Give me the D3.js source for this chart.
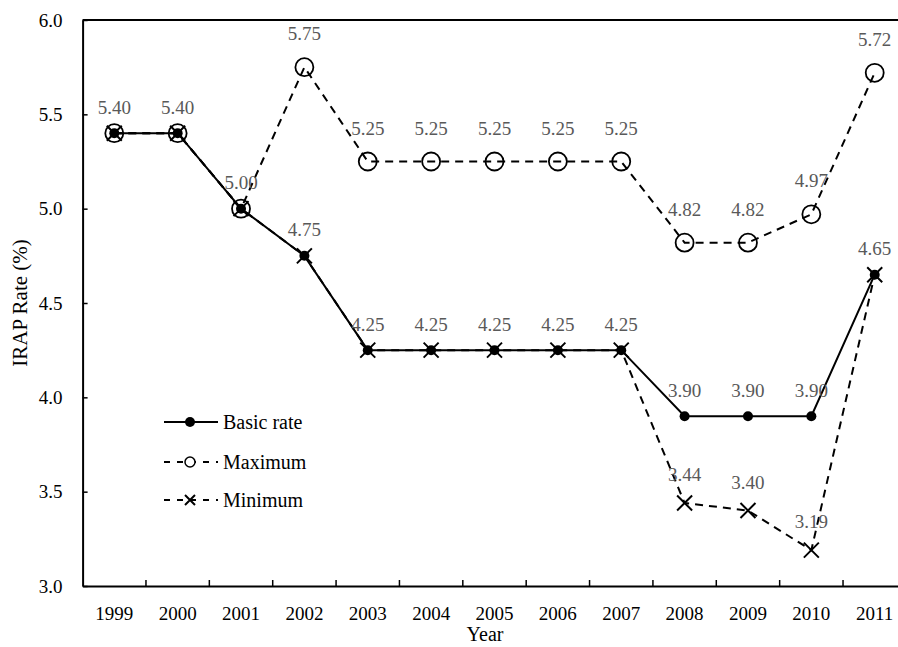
<!DOCTYPE html>
<html>
<head>
<meta charset="utf-8">
<script src="https://cdn.jsdelivr.net/npm/d3@7"></script>
<style>
  body { margin: 0; background: #fff; }
  svg { display: block; font-family: "Liberation Serif", "Times New Roman", serif; }
</style>
</head>
<body>
<svg id="chart" width="898" height="647"></svg>
<script>
const years = ["1999","2000","2001","2002","2003","2004","2005","2006","2007","2008","2009","2010","2011"];
const basicRate = [5.40,5.40,5.00,4.75,4.25,4.25,4.25,4.25,4.25,3.90,3.90,3.90,4.65];
const maximum   = [5.40,5.40,5.00,5.75,5.25,5.25,5.25,5.25,5.25,4.82,4.82,4.97,5.72];
const minimum   = [5.40,5.40,5.00,4.75,4.25,4.25,4.25,4.25,4.25,3.44,3.40,3.19,4.65];
const showBasicLabel = [1,1,1,1,1,1,1,1,1,1,1,1,1];
const showMaxLabel   = [0,0,0,1,1,1,1,1,1,1,1,1,1];
const showMinLabel   = [0,0,0,0,0,0,0,0,0,1,1,1,0];
const yTicks = [3.0,3.5,4.0,4.5,5.0,5.5,6.0];
const seriesNames = ["Basic rate","Maximum","Minimum"];

const svg = d3.select("#chart");
const pLeft = 82.6, pRight = 906.4, pTop = 20, pBottom = 586;
const x = d3.scaleBand().domain(years).range([pLeft, pRight]);
const cx = d => x(d) + x.bandwidth() / 2;
const y = d3.scaleLinear().domain([3, 6]).range([pBottom, pTop]);
const labelColor = "#595959";

// frame top
svg.append("line").attr("x1", pLeft).attr("x2", pRight).attr("y1", y(6)).attr("y2", y(6))
  .attr("stroke", "#000").attr("stroke-width", 2);

// Y axis
const yAxis = svg.append("g").attr("transform", `translate(${pLeft},0)`)
  .call(d3.axisLeft(y).tickValues(yTicks).tickFormat(d3.format(".1f")).tickSizeInner(-5).tickSizeOuter(0).tickPadding(20));
yAxis.select(".domain").attr("stroke-width", 2);
yAxis.selectAll(".tick line").attr("stroke-width", 1.5);
yAxis.selectAll("text").attr("font-size", 19).attr("fill", "#000").attr("font-family", "Liberation Serif");

// X axis
const xAxis = svg.append("g").attr("transform", `translate(0,${pBottom})`)
  .call(d3.axisBottom(x).tickSize(0).tickPadding(21));
xAxis.select(".domain").attr("stroke-width", 2);
xAxis.selectAll("text").attr("font-size", 19).attr("fill", "#000").attr("font-family", "Liberation Serif");
xAxis.selectAll(".boundary").data(years.slice(1)).enter().append("line")
  .attr("x1", d => x(d)).attr("x2", d => x(d)).attr("y1", 0).attr("y2", -6)
  .attr("stroke", "#000").attr("stroke-width", 1.5);

// axis titles
svg.append("text").attr("x", 485).attr("y", 641).attr("text-anchor", "middle")
  .attr("font-size", 20).text("Year");
svg.append("text").attr("transform", "translate(27,303) rotate(-90)").attr("text-anchor", "middle")
  .attr("font-size", 21).text("IRAP Rate (%)");

const line = d3.line().x((d, i) => cx(years[i])).y(d => y(d));
const dash = "8,6";

svg.append("path").datum(maximum).attr("d", line).attr("fill", "none")
  .attr("stroke", "#000").attr("stroke-width", 2).attr("stroke-dasharray", dash);
svg.append("path").datum(minimum).attr("d", line).attr("fill", "none")
  .attr("stroke", "#000").attr("stroke-width", 2).attr("stroke-dasharray", dash);
svg.append("path").datum(basicRate).attr("d", line).attr("fill", "none")
  .attr("stroke", "#000").attr("stroke-width", 2);

function xMark(g, px, py, s) {
  g.append("path").attr("d", `M${px-s},${py-s}L${px+s},${py+s}M${px-s},${py+s}L${px+s},${py-s}`)
    .attr("stroke", "#000").attr("stroke-width", 2).attr("fill", "none");
}

const marks = svg.append("g");
maximum.forEach((v, i) => {
  marks.append("circle").attr("cx", cx(years[i])).attr("cy", y(v)).attr("r", 9)
    .attr("fill", "none").attr("stroke", "#000").attr("stroke-width", 1.8);
});
minimum.forEach((v, i) => xMark(marks, cx(years[i]), y(v), 7.5));
basicRate.forEach((v, i) => {
  marks.append("circle").attr("cx", cx(years[i])).attr("cy", y(v)).attr("r", 5).attr("fill", "#000");
});

// data labels
const labels = svg.append("g").attr("font-size", 19).attr("fill", labelColor).attr("text-anchor", "middle");
function addLabels(vals, show, off) {
  vals.forEach((v, i) => {
    if (!show[i]) return;
    labels.append("text").attr("x", cx(years[i])).attr("y", y(v) - off).text(d3.format(".2f")(v));
  });
}
addLabels(basicRate, showBasicLabel, 19.5);
addLabels(maximum, showMaxLabel, 27);
addLabels(minimum, showMinLabel, 22);

// legend
const legY = [422, 462, 500];
const lg = svg.append("g");
seriesNames.forEach((name, i) => {
  const yy = legY[i];
  const l = lg.append("line").attr("x1", 164).attr("x2", 218).attr("y1", yy).attr("y2", yy)
    .attr("stroke", "#000").attr("stroke-width", 2);
  if (i > 0) l.attr("stroke-dasharray", "6,7");
  if (i === 0) lg.append("circle").attr("cx", 190).attr("cy", yy).attr("r", 5).attr("fill", "#000");
  if (i === 1) lg.append("circle").attr("cx", 190).attr("cy", yy).attr("r", 5).attr("fill", "#fff")
    .attr("stroke", "#000").attr("stroke-width", 1.5);
  if (i === 2) xMark(lg, 190, yy, 5);
  lg.append("text").attr("x", 223).attr("y", yy).attr("dy", "0.33em").attr("font-size", 20).text(name);
});
</script>
</body>
</html>
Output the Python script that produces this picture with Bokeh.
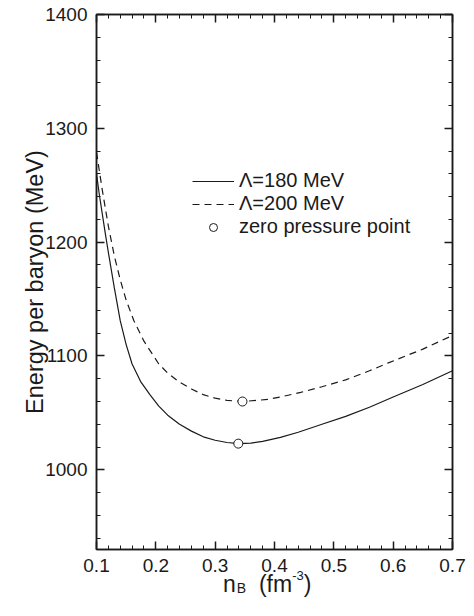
from bokeh.plotting import figure
from bokeh.layouts import column
from bokeh.models import (Range1d, LinearAxis, FixedTicker, Legend, LegendItem,
                          CustomJSTickFormatter, Div)
from bokeh.embed import file_html
from bokeh.resources import INLINE

# ---- data ----
nb_180 = [0.100, 0.105, 0.110, 0.115, 0.120, 0.130, 0.140, 0.150, 0.160, 0.175, 0.190,
          0.205, 0.220, 0.240, 0.260, 0.280, 0.300, 0.320, 0.340, 0.360, 0.380, 0.410,
          0.440, 0.480, 0.520, 0.560, 0.600, 0.650, 0.700]
e_180 = [1260, 1241, 1224, 1207, 1191, 1160, 1131, 1110, 1093, 1077, 1066,
         1056, 1048, 1040, 1034, 1029, 1026, 1024, 1023, 1023.5, 1025, 1028.5,
         1033, 1040, 1047, 1055, 1064, 1075, 1087]

nb_200 = [0.100, 0.110, 0.120, 0.130, 0.140, 0.150, 0.163, 0.180, 0.190, 0.205, 0.220,
          0.240, 0.260, 0.280, 0.300, 0.320, 0.346, 0.370, 0.390, 0.410, 0.444, 0.480,
          0.520, 0.560, 0.592, 0.650, 0.700]
e_200 = [1279, 1245, 1214, 1188, 1167, 1149, 1131, 1113, 1105, 1093, 1085,
         1077, 1071, 1066, 1063, 1061, 1060, 1061, 1062, 1064, 1068, 1073,
         1079, 1087, 1094, 1106, 1118]

zp_nb = [0.339, 0.346]
zp_e = [1023, 1060]

x_major = [0.1, 0.2, 0.3, 0.4, 0.5, 0.6, 0.7]
x_minor = [round(0.1 + 0.02 * i, 2) for i in range(31)]
y_major = [1000, 1100, 1200, 1300, 1400]
y_minor = list(range(940, 1401, 20))

labels = ["\u039b=180 MeV", "\u039b=200 MeV", "zero pressure point"]
y_title = "Energy per baryon (MeV)"

FONT = "Liberation Sans"
INK = "#1a1a1a"

p = figure(width=474, height=580, x_range=Range1d(0.1, 0.7), y_range=Range1d(930, 1400),
           output_backend="svg", toolbar_location=None, x_axis_type=None, y_axis_type=None,
           min_border_left=96, min_border_right=22, min_border_top=14, min_border_bottom=31)
p.grid.visible = False
p.outline_line_color = INK
p.outline_line_width = 1.5
p.background_fill_color = "white"


def style(ax, show_labels=True):
    ax.axis_line_color = INK
    ax.axis_line_width = 1.5
    ax.major_tick_in = 8
    ax.major_tick_out = 0
    ax.minor_tick_in = 4
    ax.minor_tick_out = 0
    ax.major_tick_line_color = INK
    ax.major_tick_line_width = 1.5
    ax.minor_tick_line_color = INK
    ax.minor_tick_line_width = 1
    ax.major_label_text_font = FONT
    ax.major_label_text_color = INK
    if show_labels:
        ax.major_label_text_font_size = "19px"
        ax.major_label_standoff = 9
    else:
        ax.formatter = CustomJSTickFormatter(code="return ''")
        ax.major_label_text_font_size = "0px"
        ax.major_label_standoff = 0


xb = LinearAxis(ticker=FixedTicker(ticks=x_major, minor_ticks=x_minor))
xt = LinearAxis(ticker=FixedTicker(ticks=x_major, minor_ticks=x_minor))
yl = LinearAxis(ticker=FixedTicker(ticks=y_major, minor_ticks=y_minor))
yr = LinearAxis(ticker=FixedTicker(ticks=y_major, minor_ticks=y_minor))
style(xb)
style(yl)
style(xt, False)
style(yr, False)
yl.axis_label = y_title
yl.axis_label_text_font = FONT
yl.axis_label_text_font_size = "23.5px"
yl.axis_label_text_font_style = "normal"
yl.axis_label_text_color = INK
yl.axis_label_standoff = -6
p.add_layout(xb, "below")
p.add_layout(xt, "above")
p.add_layout(yl, "left")
p.add_layout(yr, "right")

r1 = p.line(nb_180, e_180, line_color=INK, line_width=1.2)
r2 = p.line(nb_200, e_200, line_color=INK, line_width=1.2, line_dash="7 5")
r3 = p.scatter(zp_nb, zp_e, marker="circle", size=9, fill_color="white",
               line_color=INK, line_width=1)

legend = Legend(items=[LegendItem(label=labels[0], renderers=[r1]),
                       LegendItem(label=labels[1], renderers=[r2]),
                       LegendItem(label=labels[2], renderers=[r3])],
                location=(96, 311), padding=0, margin=0, border_line_color=None,
                background_fill_alpha=0, glyph_width=42, glyph_height=20, spacing=0,
                label_standoff=5, label_height=20, label_text_font=FONT,
                label_text_font_size="20px", label_text_color=INK)
p.add_layout(legend)

# x-axis title: n_B (fm^-3) as real HTML text below the plot
x_title_html = (
    '<div style="font-family:\'Liberation Sans\'; font-size:23px; line-height:26px; '
    'color:%s; white-space:nowrap; padding-left:223px;">'
    'n<span style="font-size:14px; position:relative; top:1px; margin-left:1px;">B</span>'
    '&nbsp;&nbsp;(fm<span style="font-size:13px; position:relative; top:-12px;">-3</span>)'
    '</div>' % INK
)
div = Div(text=x_title_html, width=474, height=36, margin=(-9, 0, 0, 0))

layout = column(p, div, spacing=0)
open("out.html", "w").write(file_html(layout, INLINE))
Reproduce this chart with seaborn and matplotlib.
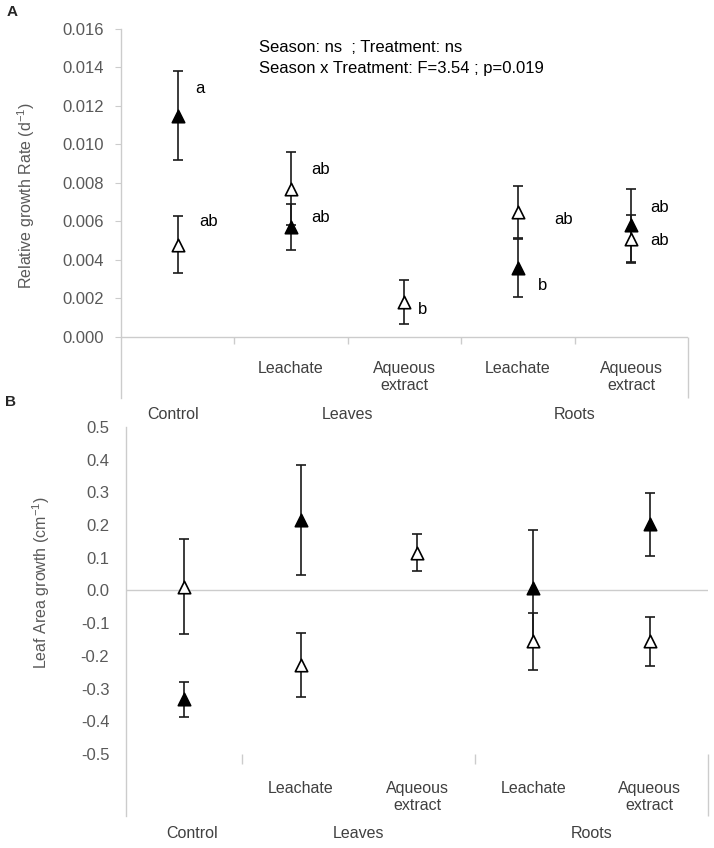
import numpy as np
import pandas as pd
import matplotlib
matplotlib.use("Agg")
import matplotlib.pyplot as plt
import matplotlib.transforms as mtrans
import seaborn as sns

sns.set_style("white")
plt.rcParams['font.family'] = ['Liberation Sans', 'DejaVu Sans']
plt.rcParams['mathtext.fontset'] = 'custom'
plt.rcParams['mathtext.rm'] = 'Liberation Sans'
plt.rcParams['axes.unicode_minus'] = False

# ---------------- data ----------------
sub_labels = ["", "Leachate", "Aqueous\nextract", "Leachate", "Aqueous\nextract"]
group_labels = ["Control", "Leaves", "Roots"]
positions = [0, 1, 2, 3, 4]

A_filled_mean = [0.0115, 0.0057, np.nan, 0.0036, 0.0058]
A_filled_se = [0.0023, 0.0012, np.nan, 0.0015, 0.0019]
A_open_mean = [0.0048, 0.0077, 0.0018, 0.0065, 0.0051]
A_open_se = [0.0015, 0.0019, 0.00115, 0.00135, 0.00125]

B_filled_mean = [-0.333, 0.215, np.nan, 0.006, 0.202]
B_filled_se = [0.053, 0.168, np.nan, 0.18, 0.097]
B_open_mean = [0.012, -0.229, 0.116, -0.156, -0.156]
B_open_se = [0.145, 0.098, 0.058, 0.087, 0.075]

A_letters = ["a", "ab", "ab", "ab", "b", "ab", "b", "ab", "ab"]
A_letter_xy = [(0.20, 0.0129), (0.27, 0.0060), (1.26, 0.0087), (1.26, 0.0062),
               (2.16, 0.00145), (3.40, 0.0061), (3.22, 0.00265),
               (4.25, 0.00675), (4.25, 0.0050)]

A_yticks = [0.000, 0.002, 0.004, 0.006, 0.008, 0.010, 0.012, 0.014, 0.016]
B_yticks = [-0.5, -0.4, -0.3, -0.2, -0.1, 0.0, 0.1, 0.2, 0.3, 0.4, 0.5]

W, H = 714, 848
fig = plt.figure(figsize=(W / 100, H / 100), dpi=100)

def fy(px):
    return 1 - px / H

axA = fig.add_axes([121 / W, fy(398), 567 / W, 369 / H])
axB = fig.add_axes([126 / W, fy(816), 582 / W, 389 / H])

tick_col = "#595959"
spine_col = "#cccccc"
lab_col = "#404040"

def draw_points(ax, fm, fs, om, os_):
    df_f = pd.DataFrame({"x": positions, "m": fm, "se": fs})
    df_o = pd.DataFrame({"x": positions, "m": om, "se": os_})
    for df in (df_o, df_f):
        d = df.dropna()
        ax.errorbar(d["x"], d["m"], yerr=d["se"], fmt="none", ecolor="#1a1a1a",
                    elinewidth=1.2, capsize=3.5, capthick=1.2, zorder=2)
    sns.scatterplot(data=df_o.dropna(), x="x", y="m", marker="^", s=80,
                    color="white", edgecolor="black", linewidth=1.2, ax=ax, zorder=3)
    sns.scatterplot(data=df_f.dropna(), x="x", y="m", marker="^", s=80,
                    color="black", edgecolor="black", linewidth=1.2, ax=ax, zorder=4)

def style_axes(ax, yticks, fmt, ylim, ticklen, pad):
    ax.set_xlim(-0.5, 4.5)
    ax.set_ylim(*ylim)
    ax.set_yticks(yticks)
    ax.set_yticklabels([fmt % v for v in yticks], fontsize=12, color=tick_col)
    ax.set_xticks([])
    ax.set_xlabel("")
    for s in ["top", "right", "bottom"]:
        ax.spines[s].set_visible(False)
    ax.spines["left"].set_color(spine_col)
    ax.spines["left"].set_linewidth(1.0)
    ax.tick_params(axis="y", length=ticklen, color=spine_col, pad=pad, left=True)
    ax.axhline(0, color=spine_col, lw=1.0, zorder=1)
    ax.set_facecolor("none")

def cat_labels(ax, sub_top_px, grp_top_px, ctrl_x):
    tr = mtrans.blended_transform_factory(ax.transData, fig.transFigure)
    for p, lab in zip(positions, sub_labels):
        if lab:
            ax.text(p, fy(sub_top_px), lab, transform=tr, ha="center", va="top",
                    fontsize=11.5, color=lab_col, linespacing=1.15, clip_on=False)
    for p, lab in zip([ctrl_x, 1.5, 3.5], group_labels):
        ax.text(p, fy(grp_top_px), lab, transform=tr, ha="center", va="top",
                fontsize=11.5, color=lab_col, clip_on=False)

# ---------------- panel A ----------------
draw_points(axA, A_filled_mean, A_filled_se, A_open_mean, A_open_se)
style_axes(axA, A_yticks, "%.3f", (-0.00317, 0.016), 4, 8)
axA.set_ylabel(r"Relative growth Rate (d$^{\mathregular{-1}}$)", fontsize=11.5, color=tick_col)
axA.yaxis.set_label_coords(-0.148, 0.55)
axA.vlines([0.5, 1.5, 2.5, 3.5], -0.00036, 0, color=spine_col, lw=1.0)
axA.vlines([4.5], -0.00317, 0, color=spine_col, lw=1.0, clip_on=False)
for lab, (x, y) in zip(A_letters, A_letter_xy):
    axA.text(x, y, lab, ha="center", va="center", fontsize=12, color="black")
axA.text(0.72, 0.01506, "Season: ns  ; Treatment: ns", ha="left", va="center",
         fontsize=12, color="black")
axA.text(0.72, 0.01397, "Season x Treatment: F=3.54 ; p=0.019", ha="left", va="center",
         fontsize=12, color="black")
cat_labels(axA, 361, 407, -0.04)

# ---------------- panel B ----------------
draw_points(axB, B_filled_mean, B_filled_se, B_open_mean, B_open_se)
style_axes(axB, B_yticks, "%.1f", (-0.69, 0.5), 0, 12)
axB.set_ylabel(r"Leaf Area growth (cm$^{\mathregular{-1}}$)", fontsize=11.5, color=tick_col)
axB.yaxis.set_label_coords(-0.127, 0.60)
axB.vlines([0.5, 2.5], -0.53, -0.5, color=spine_col, lw=1.0)
axB.vlines([4.5], -0.69, -0.5, color=spine_col, lw=1.0, clip_on=False)
cat_labels(axB, 781, 826, 0.07)

fig.text(12 / W, fy(12), "A", fontsize=11, fontweight="bold", ha="center", va="center")
fig.text(10 / W, fy(402), "B", fontsize=11, fontweight="bold", ha="center", va="center")

fig.savefig("out.png", dpi=100)
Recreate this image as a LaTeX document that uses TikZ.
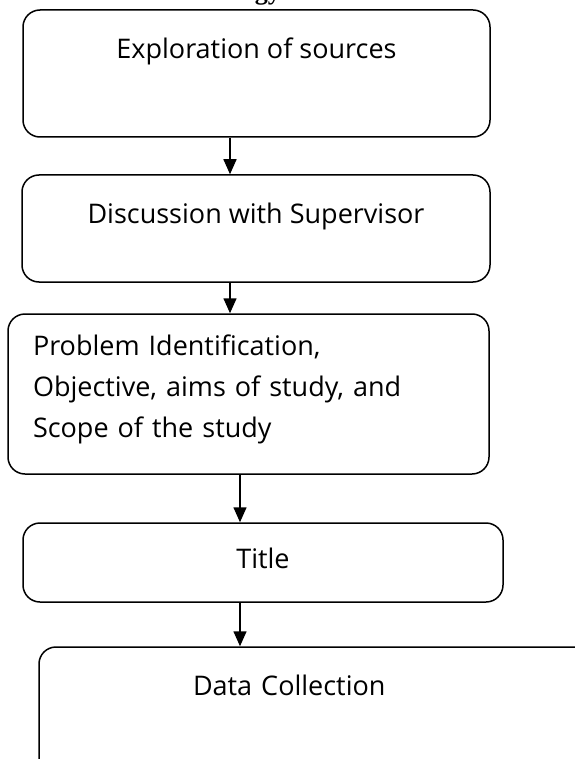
\documentclass[tikz,border=0pt]{standalone}
\usepackage{fontspec}
\setmainfont{Open Sans}
\newfontfamily\headfont{Liberation Serif}
\usetikzlibrary{arrows.meta,positioning}

\begin{document}
\begin{tikzpicture}[x=1pt,y=-1pt,
    stage/.style={draw, line width=1.5pt, rounded corners=17pt, inner sep=0pt,
        font=\fontsize{27}{41}\selectfont},
    flow/.style={line width=1.5pt, -{Triangle[length=15pt,width=13pt]}}]
    \useasboundingbox (0,0) rectangle (574,759);

    % Heading, cut by the top edge
    \node[anchor=base east, inner sep=0pt, font=\headfont\bfseries\fontsize{26}{26}\selectfont] (head) at (281,-0.3) {Methodology};

    % Stages
    \node[stage, anchor=base, minimum width=467pt, text height=49pt, text depth=78pt] (explore) at (256.5,59) {Exploration of sources};
    \node[stage, anchor=base, minimum width=468pt, text height=48pt, text depth=59pt] (discuss) at (256,223) {Discussion with Supervisor};
    \node[stage, anchor=base, minimum width=481pt, text width=431pt, align=left, text height=41pt, text depth=119pt] (problem) at (248.5,355)
        {Problem Identification,\\Objective, aims of study, and\\Scope of the study};
    \node[stage, anchor=base, minimum width=480pt, text height=45pt, text depth=34pt] (title) at (263,568) {Title};
    \node[stage, anchor=base, minimum width=553pt, text width=245pt, align=left, text height=48pt, text depth=80pt] (data) at (315.5,695) {Data Collection};

    % Flow
    \coordinate (colA) at (230,0);
    \coordinate (colB) at (240,0);
    \draw[flow] (explore.south -| colA) -- (discuss.north -| colA);
    \draw[flow] (discuss.south -| colA) -- (problem.north -| colA);
    \draw[flow] (problem.south -| colB) -- (title.north -| colB);
    \draw[flow] (title.south -| colB) -- (data.north -| colB);
\end{tikzpicture}
\end{document}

******

:: SHORT EXERCISE ::
Keep the images out of the copy. Repeat word for word only the lines from the one containing "Recreate this image" through the one containing "(head) at (281,-0.3)", both ends included.

:: FULL OUTPUT ::
Recreate this image as a LaTeX document that uses TikZ.
\documentclass[tikz,border=0pt]{standalone}
\usepackage{fontspec}
\setmainfont{Open Sans}
\newfontfamily\headfont{Liberation Serif}
\usetikzlibrary{arrows.meta,positioning}

\begin{document}
\begin{tikzpicture}[x=1pt,y=-1pt,
    stage/.style={draw, line width=1.5pt, rounded corners=17pt, inner sep=0pt,
        font=\fontsize{27}{41}\selectfont},
    flow/.style={line width=1.5pt, -{Triangle[length=15pt,width=13pt]}}]
    \useasboundingbox (0,0) rectangle (574,759);

    % Heading, cut by the top edge
    \node[anchor=base east, inner sep=0pt, font=\headfont\bfseries\fontsize{26}{26}\selectfont] (head) at (281,-0.3) {Methodology};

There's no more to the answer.